▶ _Problem statement_
Copy whichever lines contain the string "code".

▶ _Records for the exercise_

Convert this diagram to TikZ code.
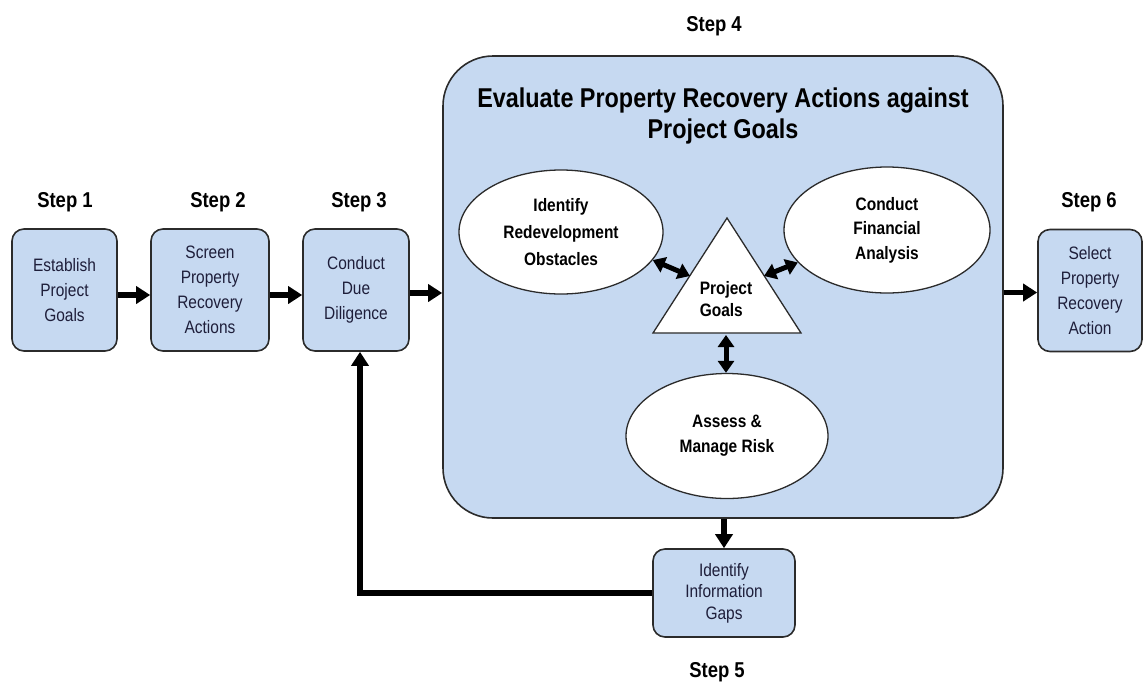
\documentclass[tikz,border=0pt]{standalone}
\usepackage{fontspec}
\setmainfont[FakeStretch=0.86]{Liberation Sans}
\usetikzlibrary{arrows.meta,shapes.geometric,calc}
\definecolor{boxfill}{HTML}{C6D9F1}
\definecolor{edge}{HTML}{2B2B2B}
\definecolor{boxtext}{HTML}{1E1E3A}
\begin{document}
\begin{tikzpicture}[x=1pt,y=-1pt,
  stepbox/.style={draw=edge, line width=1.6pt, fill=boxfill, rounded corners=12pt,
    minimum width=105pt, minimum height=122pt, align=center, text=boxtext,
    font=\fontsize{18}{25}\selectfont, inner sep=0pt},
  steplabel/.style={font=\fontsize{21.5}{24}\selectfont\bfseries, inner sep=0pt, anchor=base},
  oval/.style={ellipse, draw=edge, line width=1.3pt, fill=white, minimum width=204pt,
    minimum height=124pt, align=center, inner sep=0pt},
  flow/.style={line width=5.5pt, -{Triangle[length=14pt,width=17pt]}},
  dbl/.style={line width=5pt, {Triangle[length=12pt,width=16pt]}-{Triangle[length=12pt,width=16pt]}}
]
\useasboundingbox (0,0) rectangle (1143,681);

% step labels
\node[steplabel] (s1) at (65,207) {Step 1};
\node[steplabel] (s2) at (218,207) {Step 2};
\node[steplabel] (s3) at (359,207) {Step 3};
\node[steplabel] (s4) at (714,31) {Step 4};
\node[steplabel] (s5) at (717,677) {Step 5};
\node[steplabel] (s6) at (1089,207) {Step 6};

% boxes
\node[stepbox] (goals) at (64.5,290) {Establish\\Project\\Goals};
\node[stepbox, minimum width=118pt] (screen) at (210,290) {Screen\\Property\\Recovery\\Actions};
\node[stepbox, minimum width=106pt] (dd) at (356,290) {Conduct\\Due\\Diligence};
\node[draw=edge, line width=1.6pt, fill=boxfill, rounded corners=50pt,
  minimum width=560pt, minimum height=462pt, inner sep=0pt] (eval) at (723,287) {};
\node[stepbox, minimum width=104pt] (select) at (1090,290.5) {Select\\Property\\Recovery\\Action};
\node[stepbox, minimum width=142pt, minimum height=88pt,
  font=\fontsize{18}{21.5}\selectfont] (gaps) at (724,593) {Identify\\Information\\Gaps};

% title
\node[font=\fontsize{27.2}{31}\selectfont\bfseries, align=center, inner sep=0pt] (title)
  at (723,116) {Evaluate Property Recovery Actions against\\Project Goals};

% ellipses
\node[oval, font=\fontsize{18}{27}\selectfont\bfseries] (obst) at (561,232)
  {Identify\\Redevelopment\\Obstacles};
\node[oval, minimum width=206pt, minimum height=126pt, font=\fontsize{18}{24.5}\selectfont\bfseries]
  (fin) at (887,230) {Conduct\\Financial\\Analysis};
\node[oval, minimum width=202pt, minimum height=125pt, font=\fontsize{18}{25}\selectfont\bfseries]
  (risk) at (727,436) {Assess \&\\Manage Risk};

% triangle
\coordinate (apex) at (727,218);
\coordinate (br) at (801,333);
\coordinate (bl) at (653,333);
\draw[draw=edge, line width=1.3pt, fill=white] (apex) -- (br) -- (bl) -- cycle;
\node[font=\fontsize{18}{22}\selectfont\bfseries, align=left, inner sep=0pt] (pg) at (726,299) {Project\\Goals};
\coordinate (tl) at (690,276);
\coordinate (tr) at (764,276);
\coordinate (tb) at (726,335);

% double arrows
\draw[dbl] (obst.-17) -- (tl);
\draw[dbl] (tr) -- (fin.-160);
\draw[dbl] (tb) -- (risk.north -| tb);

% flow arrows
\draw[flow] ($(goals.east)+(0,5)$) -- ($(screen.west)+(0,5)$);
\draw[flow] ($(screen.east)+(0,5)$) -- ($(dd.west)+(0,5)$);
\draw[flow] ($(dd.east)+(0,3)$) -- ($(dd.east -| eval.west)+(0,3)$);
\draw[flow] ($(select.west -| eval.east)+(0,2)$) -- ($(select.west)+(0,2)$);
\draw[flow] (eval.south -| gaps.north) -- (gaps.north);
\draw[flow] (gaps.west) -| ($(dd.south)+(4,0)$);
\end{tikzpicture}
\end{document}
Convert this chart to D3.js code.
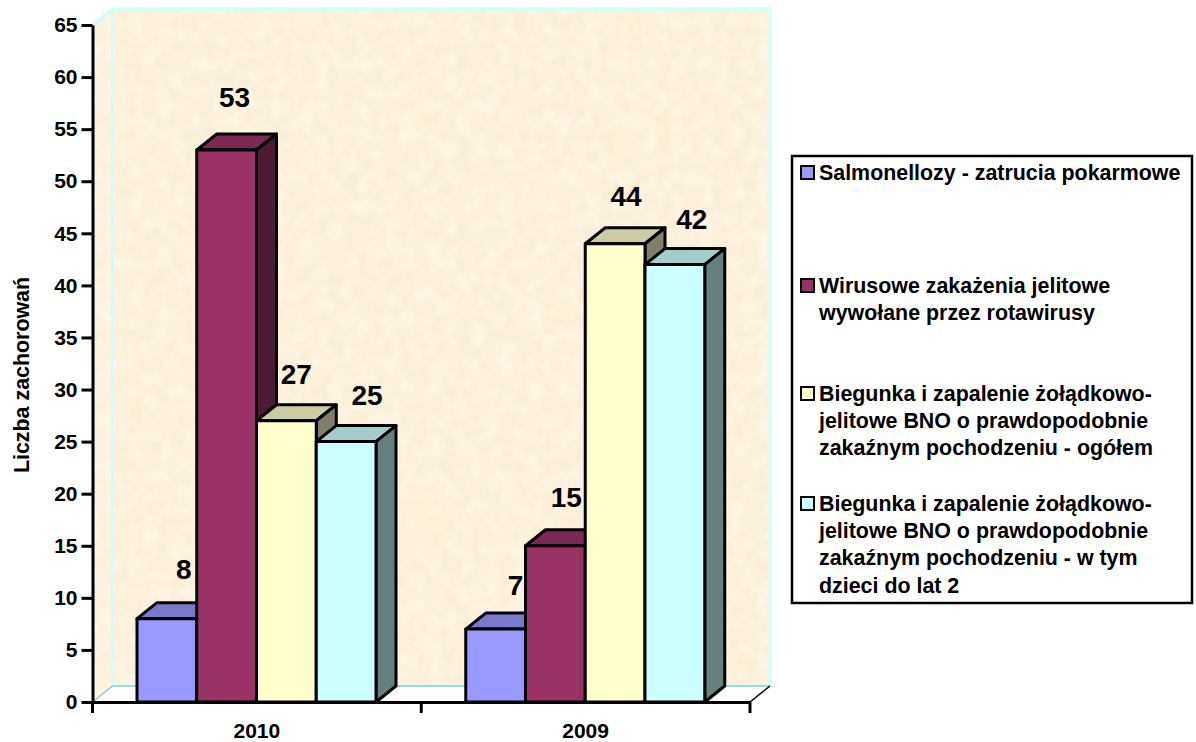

▶ _Exercise output_
Convert this diagram to TikZ code.
Convert this chart to D3.js code.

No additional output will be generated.